Known to locals for its late-night comfort fare, the west-end diner has racked up an impressive number of film credits over more than 85 years of service, including a cameo in The Shape of Water, which was awarded the Oscar for best picture on Sunday.
Co-owner Fadi Hakim said film crews descend on the Lakeview Restaurant about once every month or two for movie, television and commercial shoots, temporarily shutting down the all-hours eatery.
"It is an iconic diner in the sense that it is a landmark in Toronto," Hakim said in a phone interview this week. "A lot of film scouts really like it because ... they don't have to do a lot to it at all, except maybe rebrand it."
Hakim said the diner's wood-panelled decor and vinyl cushioning makes it a "no-brainer" destination for any production scouting locations for period pieces like The Shape of Water, which is set in the 1960s.
"The idea is when you walk in here, you're instantly transported," he said. "You can just feel the history of it."
Academy Award-winning director Guillermo del Toro was so smitten with the diner's art deco esthetic, he set extra scenes in the greasy spoon, according to Hakim, although it’s unclear how much of the footage made it into the film.
For the Cold War-era fantastical romance, the Lakeview Restaurant was retrofitted into a Dixie-themed pie shop in Baltimore, where one of the film's characters buys a fridge full of highlighter-hued key lime pies.
Soon after the movie hit theatres, Hakim said the diner had to add key lime pie to its menu so patrons could re-enact the scene in which Hawkins' mute janitor takes a bite of the dessert and sticks out her green-stained tongue.
He said other customers will jokingly order the dish featured in the 1988 bartending rom-com Cocktail starring Cruise, whose character gets an ample serving of chicken a la king dumped on his head.
Some cinephiles will come to the restaurant just to sit on the same stool where Travolta dined in a pink-sequined dress in the 2007 musical adaptation of Hairspray, or saunter through the doors with the deadly swagger of a mobster in Boondock Saints, Hakim said.
He said the diner has collected cinematic memorabilia from several productions, such as a shard of glass from the door Daniel Craig accidentally shattered while he was filming the 2011 psychological thriller Dream House.
But Hakim tried to distance the restaurant from other less appetizing props, like the lifeless rats that flew past Robert Pattinson's head in the David Cronenberg-directed thriller Cosmopolis.
"Wasn't our rat," said Hakim.
Other stars that have graced the restaurant's tiled floors on screen include Samuel L. Jackson, Mark Wahlberg, Willem Dafoe and Michelle Williams, and Hakim said many more celebrities have stopped by to eat when the cameras weren't rolling.

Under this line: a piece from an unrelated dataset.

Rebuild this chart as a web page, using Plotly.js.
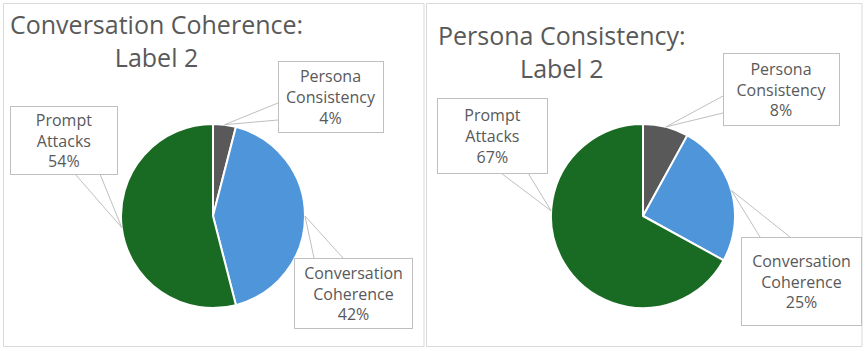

While Toronto often serves as a cinematic stand-in for American cities, Hakim said he thinks the diner's distinctly Toronto sensibility shines through on the big screen.
Established in 1932, the Lakeview Restaurant has changed hands several times over the decades, but the diner's mission has stayed the same.
The neon sign out front reads "Always Open," promising good grub at any hour to a broad cross-section of city-dwellers, Hakim said.
"There is no class separation to it. I think that that ultimately is what certain places in Toronto have," he said. "It is a bit of a cultural icon that everybody can enjoy, and that's what I think that diners distinctly can offer."